There is a wide range of opportunities for people who want to combine a medical background with an army career says Colonel Simon Miller, the officer in charge of recruiting for the Royal Army Medical Corps.
“The qualities we look for are similar across the board. Apart from professional competence we are looking for leadership potential, physical fitness and good team players. But the lifestyle can be tough. Sometimes our people are required to leave family and friends for a considerable length of time.”
Major Fiona Grist says: “My husband is also in the Army. He was posted to Iraq, I went to Afghanistan and my four-year-old daughter went to my parents. I’m lucky to have a brilliant support network but it is important to understand what you are getting into.”
Despite disruptions to family life Grist, now senior recruiter for Queen Alexandra’s Royal Army Nursing Corps, says her 15 years in the Army “have been fantastic”. She trained as a nurse in Glasgow, then joined up in 1994. “I started with ten weeks’ tough military training, then did a staff nurse development course as an introduction to nursing in the military.”
There are no longer any military hospitals in the UK, although six NHS hospitals have a Ministry of Defence hospital unit. Army doctors and nurses work alongside their civilian counterparts and are periodically sent abroad on operational tours. Grist has served in Bosnia and Afghanistan and has been sent to Brisbane on a four-month exchange with the Australian Army.
Captain Rob Anderson has two separate careers — one in the NHS and the other in the Territorial Army. “I have the freedom to choose where I work in both organisations. I’m not contracted by the Army and am paid as a volunteer,” he explains.
Anderson, 27, qualified as a doctor in Leeds four years ago and works in the accident and emergency department at Leeds General Infirmary. In his other role he has just returned from nine months in Afghanistan working as a reserve doctor.
“I was there if an extra doctor was needed in the unit or on a high-risk mission,” he says. “For the rest of the time I was working in the local hospital with army and Afghan civilian casualities brought in by helicopter.” He remembers vividly a nine-year-old girl victim of a suicide bomb, who was brought to the field hospital. “Her arm was blown off and she had critical injuries. We gave her basic treatment then transferred her by armoured ambulance and helicopter to the hospital. She was discharged a month later and now well-wishers have set up a fund for her education.
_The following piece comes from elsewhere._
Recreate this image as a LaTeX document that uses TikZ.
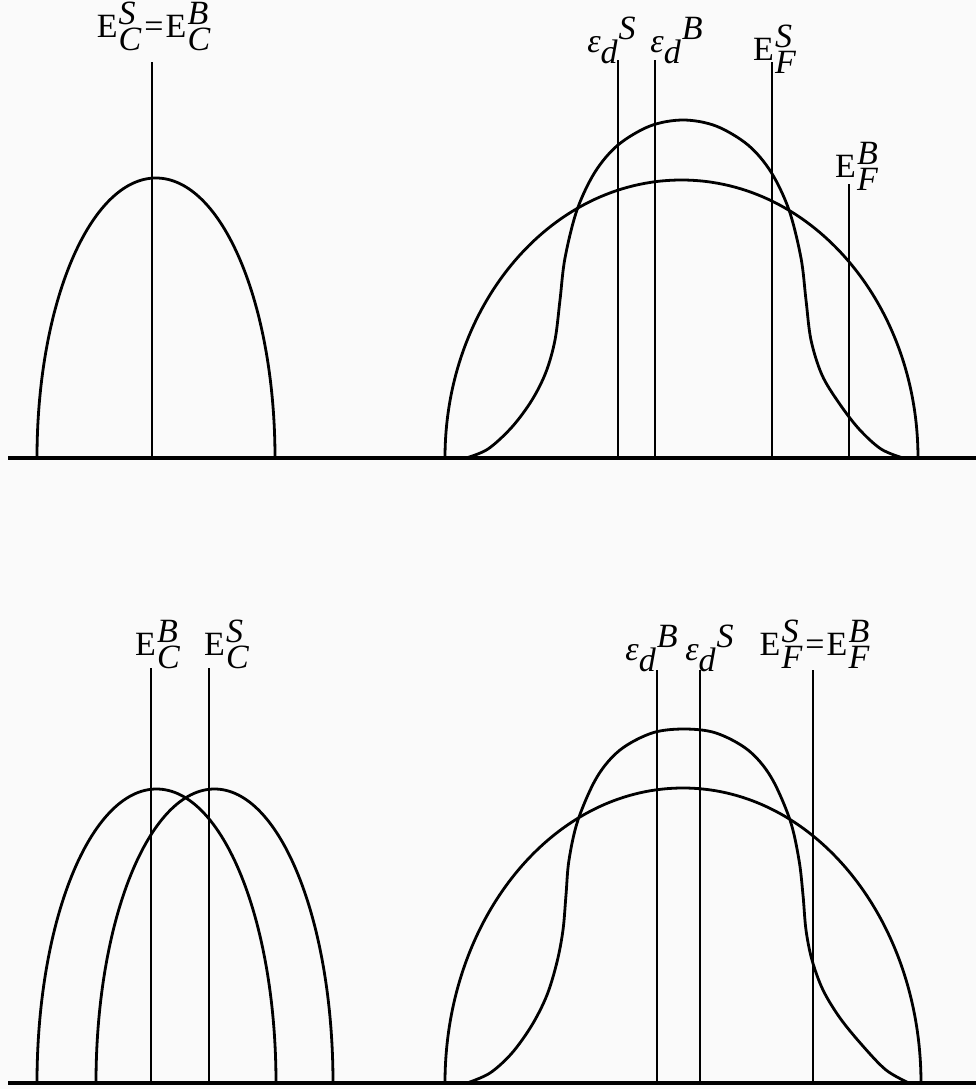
\documentclass[tikz,border=0pt]{standalone}
\usepackage{fontspec}
\setmainfont{Liberation Serif}
\usepackage{tikz}

\begin{document}
\begin{tikzpicture}[x=0.5pt, y=-0.5pt,
    lbl/.style={anchor=base, inner sep=0pt, font=\fontsize{17}{19}\selectfont},
    curve/.style={line width=1.4pt},
    level/.style={line width=1.2pt},
    axis/.style={line width=1.8pt}]
\useasboundingbox[fill=black!2] (0,0) rectangle (976,1089);

% upper panel
\coordinate (B1) at (8,458);
\coordinate (B1e) at (976,458);
\draw[axis] (B1) -- (B1e);

\node[lbl] (ECa) at (154,37) {E\kern0.6pt$^{\textit{S}}_{\textit{C}}$\kern1pt=\kern1pt E\kern0.6pt$^{\textit{B}}_{\textit{C}}$};
\node[lbl] (EDSa) at (612,52) {\textit{ε}$_{\textit{d}}{}^{\textit{S}}$};
\node[lbl] (EDBa) at (677,52) {\textit{ε}$_{\textit{d}}{}^{\textit{B}}$};
\node[lbl] (EFSa) at (775,60) {E\kern0.6pt$^{\textit{S}}_{\textit{F}}$};
\node[lbl] (EFBa) at (857,177) {E\kern0.6pt$^{\textit{B}}_{\textit{F}}$};

\coordinate (ec) at (152,62);
\coordinate (eds) at (618,60);
\coordinate (edb) at (655,60);
\coordinate (efs) at (772,62);
\coordinate (efb) at (849,184);
\foreach \c in {ec,eds,edb,efs,efb}
  \draw[level] (\c) -- (\c |- B1);

\draw[curve] (37,458) arc[start angle=180, end angle=360, x radius=119, y radius=280];
\draw[curve] (445,458) arc[start angle=180, end angle=360, x radius=236.5, y radius=278];
\draw[curve] plot[smooth, tension=0.55] coordinates {(466,458) (488,449) (512,427)
  (532,400) (546,372) (555,340) (560,300) (565,258) (577,210) (595,172) (618,145)
  (650,126) (683,120) (716,126) (748,145) (771,172) (789,210) (801,258) (806,300)
  (811,340) (822,375) (839,403) (859,429) (881,449) (903,458)};

% lower panel
\coordinate (B2) at (8,1083);
\coordinate (B2e) at (976,1083);
\draw[axis] (B2) -- (B2e);

\node[lbl] (ECBb) at (158,655) {E\kern0.6pt$^{\textit{B}}_{\textit{C}}$};
\node[lbl] (ECSb) at (227,655) {E\kern0.6pt$^{\textit{S}}_{\textit{C}}$};
\node[lbl] (EDBb) at (652,660) {\textit{ε}$_{\textit{d}}{}^{\textit{B}}$};
\node[lbl] (EDSb) at (710,660) {\textit{ε}$_{\textit{d}}{}^{\textit{S}}$};
\node[lbl] (EFb) at (815,655) {E\kern0.6pt$^{\textit{S}}_{\textit{F}}$\kern1pt=\kern1pt E\kern0.6pt$^{\textit{B}}_{\textit{F}}$};

\coordinate (ecb) at (151,668);
\coordinate (ecs) at (209,668);
\coordinate (edb2) at (657,670);
\coordinate (eds2) at (700,670);
\coordinate (ef2) at (813,670);
\foreach \c in {ecb,ecs,edb2,eds2,ef2}
  \draw[level] (\c) -- (\c |- B2);

\draw[curve] (37,1083) arc[start angle=180, end angle=360, x radius=119.5, y radius=294];
\draw[curve] (96,1083) arc[start angle=180, end angle=360, x radius=118.5, y radius=294];
\draw[curve] (445,1083) arc[start angle=180, end angle=360, x radius=238, y radius=295];
\draw[curve] plot[smooth, tension=0.55] coordinates {(467,1083) (490,1073) (512,1053)
  (532,1025) (547,995) (557,962) (563,930) (566,895) (569,860) (578,820) (597,777)
  (620,750) (652,733) (684,729) (716,733) (748,750) (771,777) (790,820) (799,860)
  (803,895) (806,930) (812,960) (823,990) (840,1018) (862,1045) (886,1070) (909,1083)};
\end{tikzpicture}
\end{document}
We are not there to treat children but army doctors do everything.”
They have less paperwork and red-tape to deal with than in the NHS, Anderson says. “We can concentrate on the patients, not performance targets.”
Captain Matthew Clark worked with a veterinary charity before joining the Royal Army Veterinary Corps because the Army offered a more attractive career structure in the early stages. Based at Aldershot, the vet is responsible for the health and welfare of military working dogs. His colleagues practise equine medicine with the Household Cavalry and the King’s Troop Royal Horse Artillery, based in London, or care for military dogs and the family pets of service families on a British base in Cyprus.
Although jobs in the outside world are becoming increasingly scarce, the Army is recruiting young doctors, dentists and physiotherapists, Miller says.
He adds: “Salary levels compare favourably with medical careers in civilian life at the early stages, while there are other benefits such as free accommodation and job security, which is a valuable asset in these difficult economic times.”